As Fiscal Year 2024-25 draws to a close, the Federal Board of Revenue (FBR) has missed its ambitious tax collection target of Rs12.97 trillion by a significant margin, managing to collect only Rs11.735 trillion. This shortfall of Rs1.235 trillion comes despite a notable 26% growth compared to the previous fiscal year. According to The News, the target had already been revised downward twice during the year—first in February-March 2025 to Rs12.332 trillion, and then again during the FY2025-26 budget discussions, when it was further reduced to Rs11.9 trillion. However, the FBR failed to even meet the lowered benchmark, signaling a steep challenge ahead as it prepares to collect Rs14.131 trillion in the new fiscal year beginning today, July 1, 2025.

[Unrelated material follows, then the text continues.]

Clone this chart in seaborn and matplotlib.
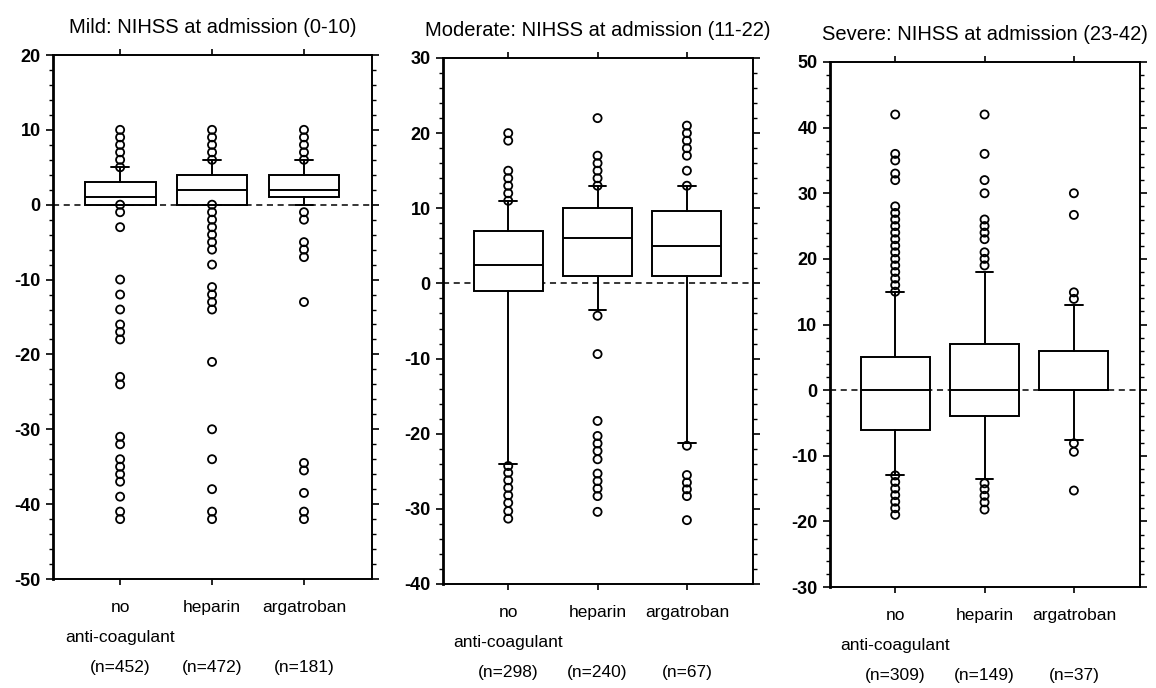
import numpy as np
import pandas as pd
import matplotlib
matplotlib.use("Agg")
import matplotlib.pyplot as plt
from matplotlib.ticker import MultipleLocator
import seaborn as sns

# ---------------- data ----------------
groups = ["no\nanti-coagulant", "heparin", "argatroban"]
titles = ["Mild: NIHSS at admission (0-10)",
          "Moderate: NIHSS at admission (11-22)",
          "Severe: NIHSS at admission (23-42)"]
n_counts = [[452, 472, 181], [298, 240, 67], [309, 149, 37]]
ylims = [(-50, 20), (-40, 30), (-30, 50)]

# Mild
mild_q1 = [0, 0, 1]
mild_med = [1, 2, 2]
mild_q3 = [3, 4, 4]
mild_wlo = [0, 0, 0]
mild_whi = [5, 6, 6]
mild_out_no = [10, 9, 8, 7, 6, 5, 0, -1, -3, -10, -12, -14, -16, -17, -18,
               -23, -24, -31, -32, -34, -35, -36, -37, -39, -41, -42]
mild_out_hep = [10, 9, 8, 7, 6, 0, -1, -2, -3, -4, -5, -6, -8, -11, -12, -13,
                -14, -21, -30, -34, -38, -41, -42]
mild_out_arg = [10, 9, 8, 7, 6, -1, -2, -5, -6, -7, -13, -34.5, -35.5, -38.5,
                -41, -42]

# Moderate
mod_q1 = [-1, 1, 1]
mod_med = [2.5, 6, 5]
mod_q3 = [7, 10, 9.7]
mod_wlo = [-24, -3.6, -21.2]
mod_whi = [11, 13, 12.9]
mod_out_no = [20, 19, 15, 14, 13, 12, 11, -24.3, -25.2, -26.2, -27.2, -28.2,
              -29.2, -30.3, -31.3]
mod_out_hep = [22, 17, 16, 15, 14, 13, -4.3, -9.4, -18.3, -20.3, -21.3, -22.3,
               -23.4, -25.3, -26.3, -27.3, -28.3, -30.4]
mod_out_arg = [21, 20, 19, 18, 17, 15, 13, -21.6, -25.5, -26.5, -27.4, -28.3,
               -31.5]

# Severe
sev_q1 = [-6, -4, 0]
sev_med = [0, 0, 0]
sev_q3 = [5, 7, 6]
sev_wlo = [-13, -13.6, -7.6]
sev_whi = [15, 18, 13]
sev_out_no = [42, 36, 35, 33, 32, 28, 27, 26, 25, 24, 23, 22, 21, 20, 19, 18,
              17, 16, 15, -13, -14, -15, -16, -17, -18, -19]
sev_out_hep = [42, 36, 32, 30, 26, 25, 24, 23, 21, 20, 19, -14.2, -15.1,
               -16.1, -17.1, -18.2]
sev_out_arg = [30, 26.7, 14.9, 13.9, -8.1, -9.4, -15.3]

panels = [
    (mild_q1, mild_med, mild_q3, mild_wlo, mild_whi,
     [mild_out_no, mild_out_hep, mild_out_arg]),
    (mod_q1, mod_med, mod_q3, mod_wlo, mod_whi,
     [mod_out_no, mod_out_hep, mod_out_arg]),
    (sev_q1, sev_med, sev_q3, sev_wlo, sev_whi,
     [sev_out_no, sev_out_hep, sev_out_arg]),
]

# ---------------- style ----------------
sns.set_style("ticks")
plt.rcParams['font.family'] = ['Liberation Sans', 'DejaVu Sans']
plt.rcParams['axes.unicode_minus'] = False
plt.rcParams['text.color'] = 'black'
plt.rcParams['xtick.color'] = 'black'
plt.rcParams['ytick.color'] = 'black'
plt.rcParams['xtick.labelcolor'] = 'black'
plt.rcParams['ytick.labelcolor'] = 'black'

fig = plt.figure(figsize=(11.56, 6.88), dpi=100)
rects = [
    [53 / 1156, 1 - 579 / 688, 319 / 1156, 524 / 688],
    [443 / 1156, 1 - 584 / 688, 310 / 1156, 526 / 688],
    [830 / 1156, 1 - 587 / 688, 310 / 1156, 525 / 688],
]

for i, (q1, med, q3, wlo, whi, outs) in enumerate(panels):
    ax = fig.add_axes(rects[i])
    stats = []
    for j in range(3):
        stats.append(dict(med=med[j], q1=q1[j], q3=q3[j],
                          whislo=wlo[j], whishi=whi[j], fliers=[]))
    ax.axhline(0, color="black", lw=1.1, ls=(0, (4, 3)), zorder=1)
    ax.bxp(stats, positions=[0, 1, 2], widths=0.77, capwidths=0.2,
           showfliers=False, patch_artist=True,
           boxprops=dict(facecolor="white", edgecolor="black", linewidth=1.4),
           medianprops=dict(color="black", linewidth=1.4),
           whiskerprops=dict(color="black", linewidth=1.4),
           capprops=dict(color="black", linewidth=1.4))
    rows = []
    for j in range(3):
        for v in outs[j]:
            rows.append({"pos": j, "value": v})
    df = pd.DataFrame(rows)
    sns.scatterplot(data=df, x="pos", y="value", ax=ax, marker="o", s=34,
                    facecolor="none", edgecolor="black", linewidth=1.3,
                    zorder=4, legend=False)
    ax.set_xlim(-0.73, 2.74)
    ax.set_ylim(*ylims[i])
    ax.yaxis.set_major_locator(MultipleLocator(10))
    ax.yaxis.set_minor_locator(MultipleLocator(2))
    ax.set_xticks([0, 1, 2])
    labels = []
    for j, g in enumerate(groups):
        if "\n" in g:
            labels.append(f"{g}\n(n={n_counts[i][j]})")
        else:
            labels.append(f"{g}\n\n(n={n_counts[i][j]})")
    ax.set_xticklabels(labels, fontsize=12.5, linespacing=2.25, color="black")
    for lab in ax.get_yticklabels():
        lab.set_fontweight("bold")
        lab.set_fontsize(13)
        lab.set_color("black")
    ax.tick_params(axis="x", which="major", direction="out", top=True,
                   bottom=True, length=4, width=1.2, pad=11)
    ax.tick_params(axis="y", which="major", direction="out", left=True,
                   right=True, length=5, width=1.2, pad=4)
    ax.tick_params(axis="y", which="minor", direction="out", left=True,
                   right=True, length=3, width=1.0)
    ax.set_xlabel("")
    ax.set_ylabel("")
    for side in ["top", "right", "bottom", "left"]:
        ax.spines[side].set_visible(True)
        ax.spines[side].set_color("black")
        ax.spines[side].set_linewidth(1.4)
    ax.spines["left"].set_linewidth(2.0)
    ax.set_title(titles[i], fontsize=14.5, pad=16, color="black")

fig.savefig("out.png", dpi=100)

This shortfall leaves the government with limited choices, compelling it to tightly control expenditures in order to stay within the fiscal deficit limits, particularly those agreed upon with the International Monetary Fund (IMF) for June 2025. A modest financial cushion was achieved through reduced interest payments, which were originally projected at Rs9.7 trillion but ended up being Rs8.9 trillion, saving the government Rs800 billion.
In a statement, the FBR acknowledged that the original target of Rs12.3 trillion represented a bold 32% increase over the Rs9.3 trillion collected during FY2023-24. The projection was based on the expectation of a 15% autonomous growth rate for FY2024-25—a figure that ultimately proved unrealistic amid a subdued economic climate. The FBR further noted that had no corrective measures been taken, the year’s tax collection could have fallen as low as Rs10.07 trillion.
The tax authority explained that while the government could have adopted policies to drive up inflation and thereby boost nominal tax receipts, such an approach would have resulted in higher interest rates and debt repayments. This would have placed a disproportionate burden on low-income households by eroding their purchasing power and increasing economic inequality. Instead, by maintaining inflation at relatively low levels, the government was able to provide crucial relief to vulnerable populations, safeguarding real incomes and easing cost-of-living pressures for those living at or below the poverty line.
In response to the economic and fiscal challenges, the FBR implemented a range of measures aimed at improving enforcement, enhancing administrative efficiency, and introducing new policy initiatives. These actions, the agency claims, helped elevate the provisional tax collection to Rs11.735 trillion—representing a strong 26% year-on-year increase. Within this total, income tax contributed Rs5.784 trillion with a 28% growth rate, sales tax amounted to Rs3.9 trillion with 26% growth, customs duty brought in Rs0.767 trillion with a 16% rise, and federal excise duty added Rs1.284 trillion, marking a 27% increase from the previous year.
Despite these gains, the failure to meet even the revised target underlines the difficult path that lies ahead. With a significantly higher goal of Rs14.131 trillion set for FY2025-26 and macroeconomic pressures still lingering, the FBR faces a formidable task. Navigating this fiscal terrain will require not just stronger collection mechanisms, but also sustained economic stability and policy discipline.